The Trump administration has not issued a formal Statement of Administration Policy on H.R. 1329. But there are signals worth tracking.

In March 2025, lead sponsor Malliotakis announced that President Trump endorsed the push for the museum at an event with female members of both chambers. According to SILive.com, Trump stated that Malliotakis had been working "hard" to get the museum built. That reported endorsement, while not a formal SAP, is notable given that the administration has broadly pursued federal spending cuts and agency downsizing through initiatives like DOGE.

The cosponsor list also includes several members closely aligned with the administration, including Rep. Elise Stefanik (R-NY), whom Trump nominated to serve as U.S. Ambassador to the United Nations, and Rep. Brian Jack (R-GA), a former Trump White House aide.

What’s Next — and What Could Slow It Down

The bill was referred to the House Committee on House Administration and the Committee on Natural Resources. The Subcommittee on Federal Lands held hearings in June 2025. An identical companion bill, S. 1303, has been introduced in the Senate.

As Roll Call reported in April 2025, questions have been raised about whether the administration’s broader anti-DEI executive orders could create headwinds for the museum’s progress, even as the bill itself sails through women’s history museum Congress committees with bipartisan backing.
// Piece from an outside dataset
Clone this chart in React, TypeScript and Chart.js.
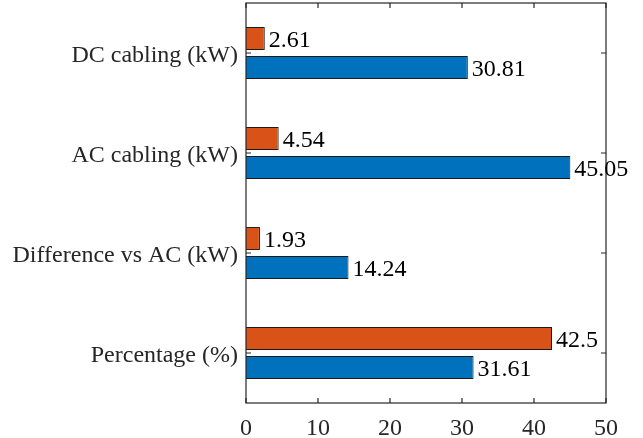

The viewpoint-diversity provision may serve as a firewall against those concerns — but it could also become a flashpoint if debates over museum content intensify.

The bottom line: The HR 1329 bill is a rare piece of legislation where the policy is simple, the politics are favorable on both sides, and the only thing standing in the way is a 22-year-old zoning restriction. Whether that translates into a signature remains the open question.